| Data segment |
──────────────────────────────

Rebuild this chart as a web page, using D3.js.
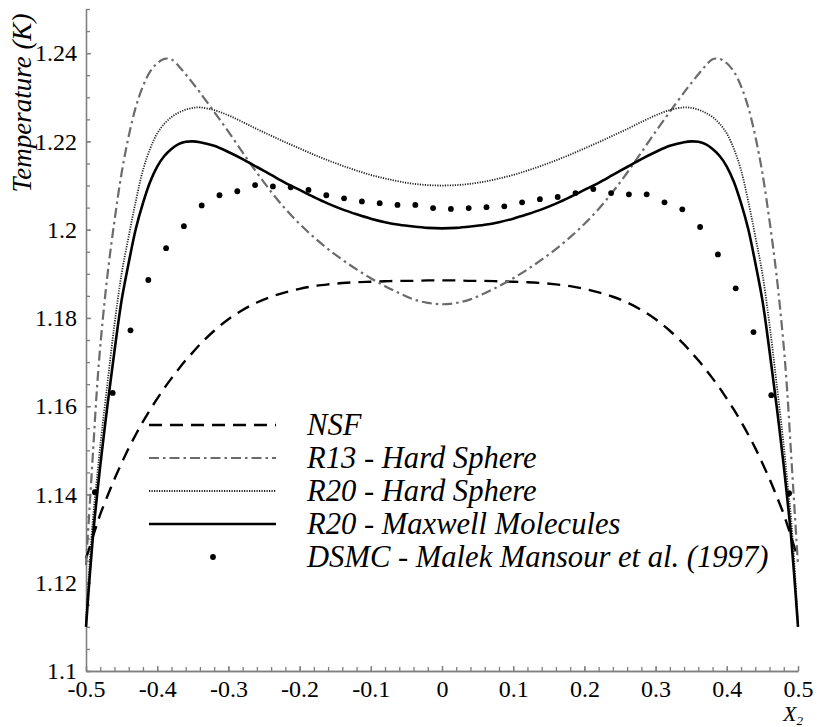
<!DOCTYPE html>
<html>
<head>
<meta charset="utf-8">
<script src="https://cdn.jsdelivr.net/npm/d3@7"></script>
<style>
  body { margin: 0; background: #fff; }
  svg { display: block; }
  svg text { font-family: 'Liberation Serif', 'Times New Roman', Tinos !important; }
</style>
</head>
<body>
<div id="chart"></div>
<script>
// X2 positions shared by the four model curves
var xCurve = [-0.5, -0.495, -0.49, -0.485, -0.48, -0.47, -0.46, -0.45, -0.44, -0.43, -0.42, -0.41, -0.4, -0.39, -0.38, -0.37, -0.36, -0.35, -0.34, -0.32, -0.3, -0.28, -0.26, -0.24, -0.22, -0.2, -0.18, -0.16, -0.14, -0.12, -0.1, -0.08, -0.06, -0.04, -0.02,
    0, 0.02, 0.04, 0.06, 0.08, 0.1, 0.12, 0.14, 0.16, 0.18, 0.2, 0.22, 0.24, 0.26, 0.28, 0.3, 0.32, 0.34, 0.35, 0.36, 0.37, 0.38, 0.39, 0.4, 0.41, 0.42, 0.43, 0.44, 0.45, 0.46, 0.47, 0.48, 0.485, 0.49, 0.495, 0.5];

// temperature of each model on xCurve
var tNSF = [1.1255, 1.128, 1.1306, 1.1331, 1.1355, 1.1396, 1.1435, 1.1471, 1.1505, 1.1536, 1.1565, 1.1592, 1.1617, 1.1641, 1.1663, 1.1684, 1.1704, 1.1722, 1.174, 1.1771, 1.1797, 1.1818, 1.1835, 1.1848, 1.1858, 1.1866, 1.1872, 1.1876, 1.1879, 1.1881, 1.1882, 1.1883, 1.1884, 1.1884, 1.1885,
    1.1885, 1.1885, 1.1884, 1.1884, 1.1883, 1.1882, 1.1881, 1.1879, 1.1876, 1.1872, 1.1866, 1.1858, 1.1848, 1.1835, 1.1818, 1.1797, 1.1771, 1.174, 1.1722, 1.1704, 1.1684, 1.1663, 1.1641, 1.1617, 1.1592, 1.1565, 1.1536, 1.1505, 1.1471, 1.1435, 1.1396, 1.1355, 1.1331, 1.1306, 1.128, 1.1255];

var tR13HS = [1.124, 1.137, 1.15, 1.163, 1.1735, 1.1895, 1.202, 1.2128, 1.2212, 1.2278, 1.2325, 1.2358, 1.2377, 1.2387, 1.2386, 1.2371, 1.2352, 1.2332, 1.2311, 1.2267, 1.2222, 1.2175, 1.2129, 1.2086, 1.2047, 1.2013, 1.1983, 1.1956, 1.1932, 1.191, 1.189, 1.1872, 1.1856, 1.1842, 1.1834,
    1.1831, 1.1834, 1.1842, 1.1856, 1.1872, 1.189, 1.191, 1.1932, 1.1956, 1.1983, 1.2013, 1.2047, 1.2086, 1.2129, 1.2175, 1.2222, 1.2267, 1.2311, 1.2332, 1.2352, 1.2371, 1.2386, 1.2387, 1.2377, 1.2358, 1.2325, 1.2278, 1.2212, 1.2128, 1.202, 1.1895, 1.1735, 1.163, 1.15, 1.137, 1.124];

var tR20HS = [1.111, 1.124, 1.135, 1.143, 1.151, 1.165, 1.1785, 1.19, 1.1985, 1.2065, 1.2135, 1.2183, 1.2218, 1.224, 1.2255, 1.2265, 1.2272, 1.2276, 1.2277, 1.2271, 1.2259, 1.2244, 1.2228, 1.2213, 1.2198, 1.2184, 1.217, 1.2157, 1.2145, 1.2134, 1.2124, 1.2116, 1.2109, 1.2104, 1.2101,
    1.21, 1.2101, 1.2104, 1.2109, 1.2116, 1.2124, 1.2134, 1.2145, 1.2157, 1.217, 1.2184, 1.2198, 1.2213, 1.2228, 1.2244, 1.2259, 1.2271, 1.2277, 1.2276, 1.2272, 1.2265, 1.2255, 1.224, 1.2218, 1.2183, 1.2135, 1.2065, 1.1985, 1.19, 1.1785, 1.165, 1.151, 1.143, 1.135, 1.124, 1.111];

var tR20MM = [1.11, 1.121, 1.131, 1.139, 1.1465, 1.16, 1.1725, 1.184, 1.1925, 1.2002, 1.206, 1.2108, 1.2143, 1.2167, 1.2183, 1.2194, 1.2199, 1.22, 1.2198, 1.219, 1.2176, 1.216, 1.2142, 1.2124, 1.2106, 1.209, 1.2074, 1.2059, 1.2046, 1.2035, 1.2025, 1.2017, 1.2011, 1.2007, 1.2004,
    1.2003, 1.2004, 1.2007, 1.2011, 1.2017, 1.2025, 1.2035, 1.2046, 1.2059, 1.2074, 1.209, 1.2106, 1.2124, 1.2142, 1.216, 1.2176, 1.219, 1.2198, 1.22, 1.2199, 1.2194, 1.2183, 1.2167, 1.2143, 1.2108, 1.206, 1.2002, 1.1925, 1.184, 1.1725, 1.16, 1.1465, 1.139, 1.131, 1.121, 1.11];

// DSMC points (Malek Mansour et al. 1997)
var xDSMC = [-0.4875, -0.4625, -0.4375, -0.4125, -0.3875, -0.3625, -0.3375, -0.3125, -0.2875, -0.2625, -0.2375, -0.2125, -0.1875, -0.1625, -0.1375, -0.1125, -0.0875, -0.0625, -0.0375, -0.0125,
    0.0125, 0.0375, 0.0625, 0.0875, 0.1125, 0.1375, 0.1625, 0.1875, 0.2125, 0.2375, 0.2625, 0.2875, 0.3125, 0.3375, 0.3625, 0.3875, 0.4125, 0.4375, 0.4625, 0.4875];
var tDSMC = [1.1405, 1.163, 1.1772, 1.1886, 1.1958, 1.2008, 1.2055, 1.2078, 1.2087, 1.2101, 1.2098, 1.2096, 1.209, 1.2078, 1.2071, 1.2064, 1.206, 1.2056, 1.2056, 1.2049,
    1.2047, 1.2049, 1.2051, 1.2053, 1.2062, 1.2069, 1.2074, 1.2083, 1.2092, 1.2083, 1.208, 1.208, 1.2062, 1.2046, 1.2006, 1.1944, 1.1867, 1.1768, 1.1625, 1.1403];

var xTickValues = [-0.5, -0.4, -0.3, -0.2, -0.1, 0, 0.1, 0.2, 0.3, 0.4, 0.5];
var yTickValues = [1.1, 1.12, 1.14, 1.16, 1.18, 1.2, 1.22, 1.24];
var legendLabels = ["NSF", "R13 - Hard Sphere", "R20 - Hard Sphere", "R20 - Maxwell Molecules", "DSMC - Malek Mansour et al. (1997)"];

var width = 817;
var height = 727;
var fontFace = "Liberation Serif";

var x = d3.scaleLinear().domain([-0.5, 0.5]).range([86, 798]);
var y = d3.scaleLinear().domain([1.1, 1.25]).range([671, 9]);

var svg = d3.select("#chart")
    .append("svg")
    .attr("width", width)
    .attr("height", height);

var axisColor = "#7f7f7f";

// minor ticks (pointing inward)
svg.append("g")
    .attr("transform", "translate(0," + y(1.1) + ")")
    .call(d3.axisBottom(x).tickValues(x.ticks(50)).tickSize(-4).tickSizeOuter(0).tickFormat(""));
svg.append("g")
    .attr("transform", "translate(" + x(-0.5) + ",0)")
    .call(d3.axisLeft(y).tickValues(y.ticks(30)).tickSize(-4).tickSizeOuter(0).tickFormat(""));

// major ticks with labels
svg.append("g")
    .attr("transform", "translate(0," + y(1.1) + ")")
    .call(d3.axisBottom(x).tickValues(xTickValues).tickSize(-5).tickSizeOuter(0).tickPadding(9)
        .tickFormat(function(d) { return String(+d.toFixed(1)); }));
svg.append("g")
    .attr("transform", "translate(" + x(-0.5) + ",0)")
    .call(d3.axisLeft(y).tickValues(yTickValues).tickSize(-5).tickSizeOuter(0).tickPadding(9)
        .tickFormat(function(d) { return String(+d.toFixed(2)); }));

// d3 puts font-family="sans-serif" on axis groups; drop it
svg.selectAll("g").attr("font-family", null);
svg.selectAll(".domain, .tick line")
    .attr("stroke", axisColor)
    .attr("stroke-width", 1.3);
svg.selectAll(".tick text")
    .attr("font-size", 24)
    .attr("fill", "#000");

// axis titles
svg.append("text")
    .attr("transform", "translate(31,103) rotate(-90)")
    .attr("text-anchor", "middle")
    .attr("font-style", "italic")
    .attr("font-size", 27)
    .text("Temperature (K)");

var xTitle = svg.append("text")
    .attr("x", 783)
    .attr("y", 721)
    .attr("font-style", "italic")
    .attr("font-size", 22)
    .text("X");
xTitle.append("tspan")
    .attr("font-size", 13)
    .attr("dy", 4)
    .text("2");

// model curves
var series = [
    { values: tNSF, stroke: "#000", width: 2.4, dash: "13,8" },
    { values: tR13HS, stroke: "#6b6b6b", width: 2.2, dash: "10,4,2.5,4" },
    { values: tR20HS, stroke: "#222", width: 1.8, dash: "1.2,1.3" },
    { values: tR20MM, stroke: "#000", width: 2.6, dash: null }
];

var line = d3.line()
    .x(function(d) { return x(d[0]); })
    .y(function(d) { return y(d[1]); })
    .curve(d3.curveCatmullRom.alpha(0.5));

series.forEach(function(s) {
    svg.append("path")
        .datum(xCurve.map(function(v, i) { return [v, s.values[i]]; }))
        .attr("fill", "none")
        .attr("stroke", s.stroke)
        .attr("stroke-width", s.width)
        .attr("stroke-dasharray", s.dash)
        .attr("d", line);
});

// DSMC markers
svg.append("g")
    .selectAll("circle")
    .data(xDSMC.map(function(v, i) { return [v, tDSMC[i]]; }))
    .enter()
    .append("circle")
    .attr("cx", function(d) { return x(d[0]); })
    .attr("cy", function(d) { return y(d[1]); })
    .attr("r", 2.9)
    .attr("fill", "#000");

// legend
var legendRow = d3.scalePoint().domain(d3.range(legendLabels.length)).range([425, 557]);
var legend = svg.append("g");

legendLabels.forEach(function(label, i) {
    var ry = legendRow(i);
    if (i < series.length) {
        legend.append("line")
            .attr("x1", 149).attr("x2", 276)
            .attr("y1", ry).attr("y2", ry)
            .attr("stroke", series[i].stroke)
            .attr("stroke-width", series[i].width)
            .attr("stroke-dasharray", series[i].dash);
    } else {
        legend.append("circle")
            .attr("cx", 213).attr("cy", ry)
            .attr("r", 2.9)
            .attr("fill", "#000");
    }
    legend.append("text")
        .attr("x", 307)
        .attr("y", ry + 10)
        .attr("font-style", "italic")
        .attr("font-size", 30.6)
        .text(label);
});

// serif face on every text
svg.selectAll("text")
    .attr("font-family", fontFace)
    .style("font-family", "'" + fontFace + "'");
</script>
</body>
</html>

──────────────────────────────

| Aim of the task |
Quote, please, every line of the material above from its start through the line that has "0.49, 0.495, 0.5];", reproducing the words exactly and dropping any images.

| Right answer |
Rebuild this chart as a web page, using D3.js.
<!DOCTYPE html>
<html>
<head>
<meta charset="utf-8">
<script src="https://cdn.jsdelivr.net/npm/d3@7"></script>
<style>
  body { margin: 0; background: #fff; }
  svg { display: block; }
  svg text { font-family: 'Liberation Serif', 'Times New Roman', Tinos !important; }
</style>
</head>
<body>
<div id="chart"></div>
<script>
// X2 positions shared by the four model curves
var xCurve = [-0.5, -0.495, -0.49, -0.485, -0.48, -0.47, -0.46, -0.45, -0.44, -0.43, -0.42, -0.41, -0.4, -0.39, -0.38, -0.37, -0.36, -0.35, -0.34, -0.32, -0.3, -0.28, -0.26, -0.24, -0.22, -0.2, -0.18, -0.16, -0.14, -0.12, -0.1, -0.08, -0.06, -0.04, -0.02,
    0, 0.02, 0.04, 0.06, 0.08, 0.1, 0.12, 0.14, 0.16, 0.18, 0.2, 0.22, 0.24, 0.26, 0.28, 0.3, 0.32, 0.34, 0.35, 0.36, 0.37, 0.38, 0.39, 0.4, 0.41, 0.42, 0.43, 0.44, 0.45, 0.46, 0.47, 0.48, 0.485, 0.49, 0.495, 0.5];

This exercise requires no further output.